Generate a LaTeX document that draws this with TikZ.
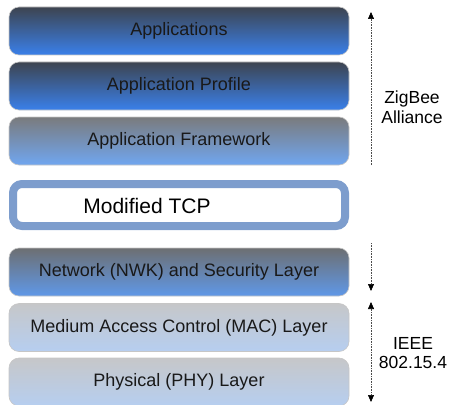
\documentclass[tikz,border=0pt]{standalone}
\usepackage{fontspec}
\setmainfont{Liberation Sans}
\usetikzlibrary{arrows.meta}

\definecolor{slatetop}{HTML}{3D4450}
\definecolor{bluebot}{HTML}{3A80EA}
\definecolor{greytop}{HTML}{7A7B7D}
\definecolor{skybot}{HTML}{70A6F0}
\definecolor{nwktop}{HTML}{6D6F72}
\definecolor{nwkbot}{HTML}{5F98E8}
\definecolor{palletop}{HTML}{C6C7C9}
\definecolor{pallebot}{HTML}{B6CEF0}
\definecolor{tcpblue}{HTML}{7D9DCD}

\begin{document}
\begin{tikzpicture}[x=1pt, y=1pt,
  layer/.style={rounded corners=10pt, minimum width=340pt, minimum height=48pt,
    draw=gray!45, line width=0.6pt, text=black!90},
  darklayer/.style={layer, top color=slatetop, bottom color=bluebot},
  framelayer/.style={layer, top color=greytop, bottom color=skybot},
  nwklayer/.style={layer, top color=nwktop, bottom color=nwkbot},
  palelayer/.style={layer, top color=palletop, bottom color=pallebot},
  span/.style={densely dotted, gray!60!black, line width=0.6pt},
  every node/.style={font=\fontsize{18}{20}\selectfont}
]
\useasboundingbox (0,0) rectangle (452,-404);

% ZigBee layers
\node[darklayer] (apps) at (179,-31) {Applications};
\node[darklayer] (profile) at (179,-86) {Application Profile};
\node[framelayer] (frame) at (179,-141) {Application Framework};

% Modified TCP
\node[draw=tcpblue, line width=8pt, rounded corners=9pt, fill=white,
  minimum width=332pt, minimum height=42pt] (tcp) at (179,-205) {};
\node[font=\fontsize{21}{24}\selectfont] (tcptext) at (147,-206) {Modified TCP};

% IEEE layers
\node[nwklayer] (nwk) at (179,-272) {Network (NWK) and Security Layer};
\node[palelayer] (mac) at (179,-327.5) {Medium Access Control (MAC) Layer};
\node[palelayer] (phy) at (179,-382) {Physical (PHY) Layer};

% Side labels
\node[align=center, font=\fontsize{17.5}{19.5}\selectfont] (zigbee) at (412,-107) {ZigBee\\Alliance};
\node[align=center, font=\fontsize{17.5}{19.5}\selectfont] (ieee) at (413,-353) {IEEE\\802.15.4};

% Span arrows
\coordinate (zbot) at (371,-165);
\coordinate (ztop) at (371,-12);
\coordinate (ntop) at (371,-243);
\coordinate (nbot) at (371,-291);
\coordinate (itop) at (371,-302);
\coordinate (ibot) at (371,-402);

\draw[span, -{Triangle[length=7pt, width=6pt, color=black]}] (zbot) -- (ztop);
\draw[span, -{Triangle[length=7pt, width=6pt, color=black]}] (ntop) -- (nbot);
\draw[span, {Triangle[length=7pt, width=6pt, color=black]}-{Triangle[length=7pt, width=6pt, color=black]}] (itop) -- (ibot);

\end{tikzpicture}
\end{document}
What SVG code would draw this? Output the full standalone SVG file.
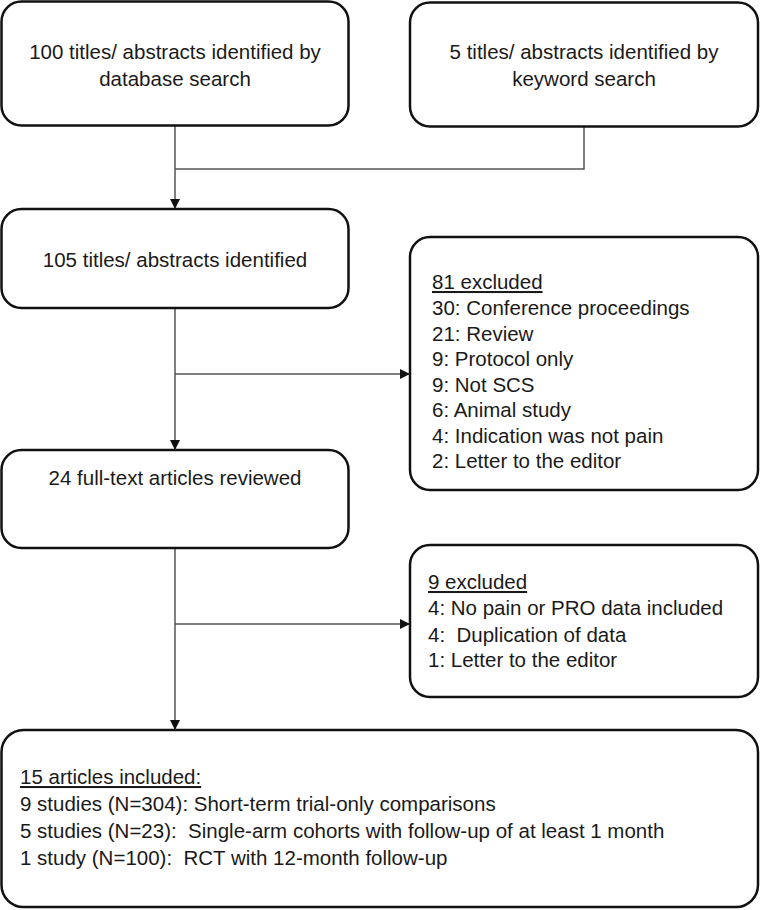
<svg xmlns="http://www.w3.org/2000/svg" width="760" height="910" viewBox="0 0 760 910">
<style>
.box{fill:#fff;stroke:#111;stroke-width:2.5}
.t{font-family:"Liberation Sans",Arial,sans-serif;font-size:20.5px;fill:#1a1a1a;white-space:pre}
.c{text-anchor:middle}
.u{text-decoration:underline}
.ln{fill:none;stroke:#555;stroke-width:1.5}
</style>
<defs>
<marker id="ah" viewBox="0 0 10 10" refX="10" refY="5" markerWidth="10" markerHeight="11" markerUnits="userSpaceOnUse" orient="auto">
<path d="M0,0 L10,5 L0,10 z" fill="#111"/>
</marker>
</defs>
<g id="connectors">
<path class="ln" d="M175,126 V209" marker-end="url(#ah)"/>
<path class="ln" d="M584,127 V169 H175"/>
<path class="ln" d="M175,308 V450" marker-end="url(#ah)"/>
<path class="ln" d="M175,374 H410" marker-end="url(#ah)"/>
<path class="ln" d="M175,548 V730" marker-end="url(#ah)"/>
<path class="ln" d="M175,624 H410" marker-end="url(#ah)"/>
</g>
<g id="n1">
<rect class="box" x="1.5" y="1.5" width="347" height="124" rx="20"/>
<text class="t c" x="175" y="59">100 titles/ abstracts identified by</text>
<text class="t c" x="175" y="86">database search</text>
</g>
<g id="n2">
<rect class="box" x="410" y="2.5" width="348" height="124" rx="20"/>
<text class="t c" x="584" y="59">5 titles/ abstracts identified by</text>
<text class="t c" x="584" y="86">keyword search</text>
</g>
<g id="n3">
<rect class="box" x="1.5" y="209" width="347" height="99" rx="20"/>
<text class="t c" x="175" y="267">105 titles/ abstracts identified</text>
</g>
<g id="n4">
<rect class="box" x="410" y="237" width="348" height="253" rx="20"/>
<text class="t u" x="432" y="289">81 excluded</text>
<text class="t" x="432" y="315">30: Conference proceedings</text>
<text class="t" x="432" y="341">21: Review</text>
<text class="t" x="432" y="366">9: Protocol only</text>
<text class="t" x="432" y="392">9: Not SCS</text>
<text class="t" x="432" y="417">6: Animal study</text>
<text class="t" x="432" y="443">4: Indication was not pain</text>
<text class="t" x="432" y="468">2: Letter to the editor</text>
</g>
<g id="n5">
<rect class="box" x="1.5" y="450" width="347" height="98" rx="20"/>
<text class="t c" x="175" y="485">24 full-text articles reviewed</text>
</g>
<g id="n6">
<rect class="box" x="410" y="545" width="348" height="152" rx="20"/>
<text class="t u" x="428" y="589">9 excluded</text>
<text class="t" x="428" y="615">4: No pain or PRO data included</text>
<text class="t" x="428" y="642">4:  Duplication of data</text>
<text class="t" x="428" y="667">1: Letter to the editor</text>
</g>
<g id="n7">
<rect class="box" x="1.5" y="730" width="756.5" height="177" rx="22"/>
<text class="t u" x="20" y="784">15 articles included:</text>
<text class="t" x="20" y="811">9 studies (N=304): Short-term trial-only comparisons</text>
<text class="t" x="20" y="838">5 studies (N=23):  Single-arm cohorts with follow-up of at least 1 month</text>
<text class="t" x="20" y="865">1 study (N=100):  RCT with 12-month follow-up</text>
</g>
</svg>
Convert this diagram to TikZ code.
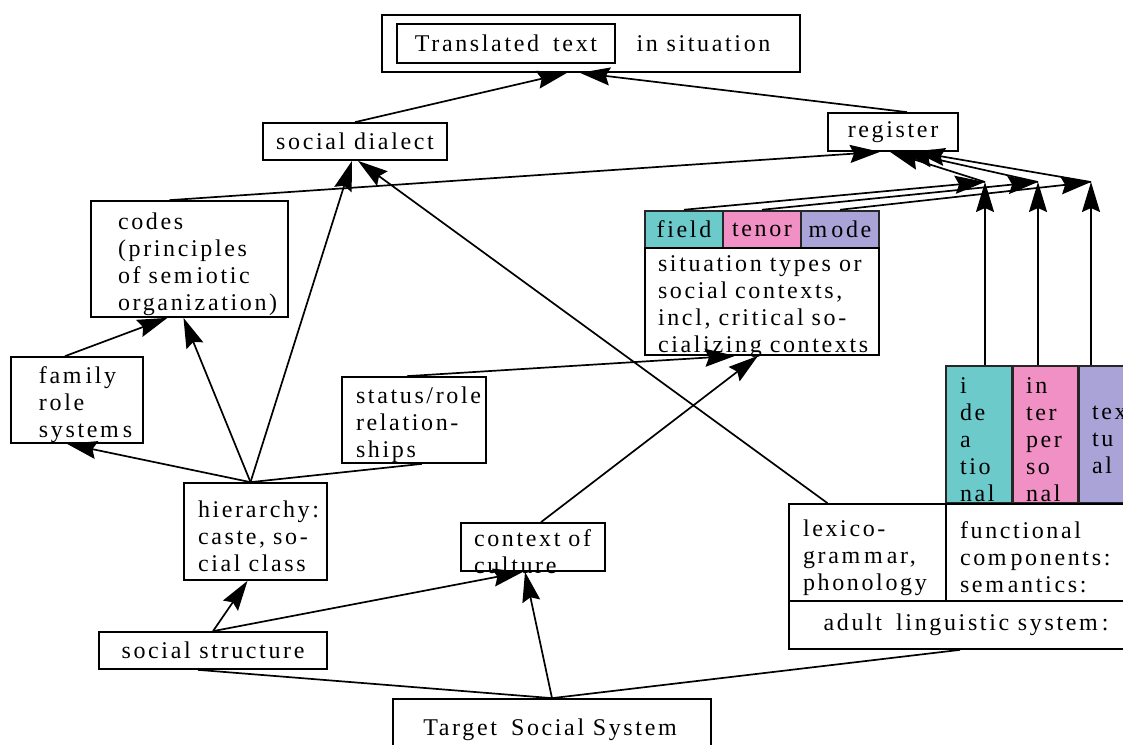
\documentclass[tikz,border=0pt]{standalone}
\usepackage{fontspec}
\setmainfont{Liberation Serif}[LetterSpace=11]
\newfontfamily\diagfam{Liberation Serif}[LetterSpace=11]
\usetikzlibrary{arrows.meta,positioning,calc}

\definecolor{fieldcol}{HTML}{6CCACB}
\definecolor{tenorcol}{HTML}{F190C4}
\definecolor{modecol}{HTML}{AAA3D8}

\newcommand{\dfont}{\diagfam\fontsize{24}{27}\selectfont}
\newcommand{\msp}{m\kern4pt}
\hfuzz=200pt
\hbadness=10000

\tikzset{
  box/.style={draw, line width=1.7pt, inner sep=0pt, font=\dfont},
  lpad/.style={execute at begin node={\leftskip=#1\rightskip=-8pt plus 1fil\relax},
    execute at end node={\par\kern-10pt}},
  col/.style={box, line width=2.5pt, draw=black!85, fill=#1},
  conn/.style={line width=1.7pt},
  arr/.style={conn, -{Stealth[length=30pt,width=18pt,inset=4pt]}},
}

\begin{document}
\begin{tikzpicture}[x=1pt,y=-1pt]
\path[use as bounding box, fill=white] (0,0) rectangle (1123,744);
\clip (0,0) rectangle (1123,744);

% top
\node[box, minimum width=418pt, minimum height=57pt] (top) at (591,43.5) {};
\node[box, minimum width=218pt, minimum height=39pt] (trans) at (506,43.5) {Translated\hspace{14pt}text};
\node[font=\dfont, inner sep=0pt] (insit) at (703.5,44) {in situation};

\node[box, minimum width=184pt, minimum height=37pt] (dialect) at (355,141.5) {social dialect};
\node[box, minimum width=130pt, minimum height=38pt] (register) at (893,132) {register};

% left side
\node[box, text width=197pt, minimum height=116pt, lpad=27pt] (codes) at (189.5,259)
  {codes\\(principles\\of se\msp iotic\\organization)};
\node[box, text width=132pt, minimum height=86pt, lpad=28pt] (family) at (77,400)
  {fa\msp ily\\role\\syste\msp s};
\node[box, text width=144pt, minimum height=86pt, lpad=14pt] (status) at (414,420)
  {status/role\\relation-\\ships};
\node[box, text width=143pt, minimum height=97pt, lpad=14pt] (hier) at (255.5,531.5)
  {hierarchy:\\caste, so-\\cial class};
\node[box, text width=144pt, minimum height=48pt, lpad=13pt] (context) at (533,547)
  {context of\\culture};
\node[box, minimum width=228pt, minimum height=37pt] (struct) at (213,650.5) {social structure};
\node[box, minimum width=318pt, minimum height=62pt] (target) at (552,730)
  {Target\hspace{14pt}Social Syste\msp};

% situation
\node[col=fieldcol, minimum width=78pt, minimum height=37pt] (field) at (684,229.5) {field};
\node[col=tenorcol, minimum width=78pt, minimum height=37pt] (tenor) at (762,229.5) {tenor};
\node[col=modecol, minimum width=78pt, minimum height=37pt] (mode) at (840,229.5) {\msp ode};
\node[box, text width=234pt, minimum height=107pt, lpad=13pt] (situat) at (762,301.5)
  {situation types or\\social contexts,\\incl, critical so-\\cializing contexts};

% linguistic system
\node[col=fieldcol, text width=66pt, minimum height=137pt, lpad=14pt] (ideat) at (979,434.5)
  {i\\de\\a\\tio\\nal};
\node[col=tenorcol, text width=65pt, minimum height=137pt, lpad=13pt] (inter) at (1045.5,434.5)
  {in\\ter\\per\\so\\nal};
\node[col=modecol, text width=65pt, minimum height=137pt, lpad=13pt] (textu) at (1111.5,434.5)
  {tex\\tu\\al};
\node[box, text width=157pt, minimum height=97pt, lpad=14pt] (lexico) at (867.5,552.5)
  {lexico-\\gra\msp \msp ar,\\phonology};
\node[box, text width=197pt, minimum height=97pt, lpad=14pt] (funct) at (1044.5,552.5)
  {functional\\co\msp ponents:\\se\msp antics:};
\node[box, minimum width=354pt, minimum height=48pt] (adult) at (966,625)
  {adult\hspace{14pt}linguistic syste\msp:};

\coordinate (jI) at (985,182);
\coordinate (jP) at (1038,182);
\coordinate (jT) at (1091,182);

% connectors
\draw[arr] (dialect.north) -- ([xshift=-24pt]top.south);
\draw[arr] ([xshift=14pt]register.north) -- ([xshift=-11pt]top.south);
\draw[arr] ([xshift=-20pt]codes.north) -- ([xshift=-13pt]register.south);
\draw[arr] (field.north) -- (jI);
\draw[arr] (tenor.north) -- (jP);
\draw[arr] (mode.north) -- (jT);
\draw[arr] ([xshift=6pt]ideat.north) -- (jI);
\draw[arr] ([xshift=-7.5pt]inter.north) -- (jP);
\draw[arr] ([xshift=-20.5pt]textu.north) -- (jT);
\draw[arr] (jI) -- ([xshift=-3pt]register.south);
\draw[arr] (jP) -- ([xshift=10pt]register.south);
\draw[arr] (jT) -- ([xshift=22pt]register.south);

\draw[arr] ([xshift=-5pt]hier.north) -- ([xshift=-3pt]dialect.south);
\draw[arr] ([xshift=-5pt]hier.north) -- ([xshift=-6pt]codes.south);
\draw[arr] ([xshift=-5pt]hier.north) -- ([xshift=-10pt]family.south);
\draw[conn] ([xshift=-5pt]hier.north) -- ([xshift=8pt]status.south);
\draw[arr] ([xshift=-12pt]family.north) -- ([xshift=-22pt]codes.south);
\draw[arr] ([xshift=-7pt]status.north) -- ([xshift=-27pt]situat.south);
\draw[arr] ([xshift=8pt]context.north) -- ([xshift=-4pt]situat.south);
\draw[arr] ([xshift=-40pt]lexico.north) -- ([xshift=3pt]dialect.south);

\draw[arr] (struct.north) -- ([xshift=-8pt]hier.south);
\draw[arr] (struct.north) -- ([xshift=-10pt]context.south);
\draw[arr] (target.north) -- ([xshift=-8pt]context.south);
\draw[conn] (target.north) -- ([xshift=-15pt]struct.south);
\draw[conn] (target.north) -- ([xshift=-6pt]adult.south);
\end{tikzpicture}
\end{document}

#### What the task requires:
Nothing but the lines from the start of the records above through the line with "(phy) at (179,-382)" should be retyped, each exactly as written; leave out all pictures.

#### Answer in full:
Generate a LaTeX document that draws this with TikZ.
\documentclass[tikz,border=0pt]{standalone}
\usepackage{fontspec}
\setmainfont{Liberation Sans}
\usetikzlibrary{arrows.meta}

\definecolor{slatetop}{HTML}{3D4450}
\definecolor{bluebot}{HTML}{3A80EA}
\definecolor{greytop}{HTML}{7A7B7D}
\definecolor{skybot}{HTML}{70A6F0}
\definecolor{nwktop}{HTML}{6D6F72}
\definecolor{nwkbot}{HTML}{5F98E8}
\definecolor{palletop}{HTML}{C6C7C9}
\definecolor{pallebot}{HTML}{B6CEF0}
\definecolor{tcpblue}{HTML}{7D9DCD}

\begin{document}
\begin{tikzpicture}[x=1pt, y=1pt,
  layer/.style={rounded corners=10pt, minimum width=340pt, minimum height=48pt,
    draw=gray!45, line width=0.6pt, text=black!90},
  darklayer/.style={layer, top color=slatetop, bottom color=bluebot},
  framelayer/.style={layer, top color=greytop, bottom color=skybot},
  nwklayer/.style={layer, top color=nwktop, bottom color=nwkbot},
  palelayer/.style={layer, top color=palletop, bottom color=pallebot},
  span/.style={densely dotted, gray!60!black, line width=0.6pt},
  every node/.style={font=\fontsize{18}{20}\selectfont}
]
\useasboundingbox (0,0) rectangle (452,-404);

% ZigBee layers
\node[darklayer] (apps) at (179,-31) {Applications};
\node[darklayer] (profile) at (179,-86) {Application Profile};
\node[framelayer] (frame) at (179,-141) {Application Framework};

% Modified TCP
\node[draw=tcpblue, line width=8pt, rounded corners=9pt, fill=white,
  minimum width=332pt, minimum height=42pt] (tcp) at (179,-205) {};
\node[font=\fontsize{21}{24}\selectfont] (tcptext) at (147,-206) {Modified TCP};

% IEEE layers
\node[nwklayer] (nwk) at (179,-272) {Network (NWK) and Security Layer};
\node[palelayer] (mac) at (179,-327.5) {Medium Access Control (MAC) Layer};
\node[palelayer] (phy) at (179,-382) {Physical (PHY) Layer};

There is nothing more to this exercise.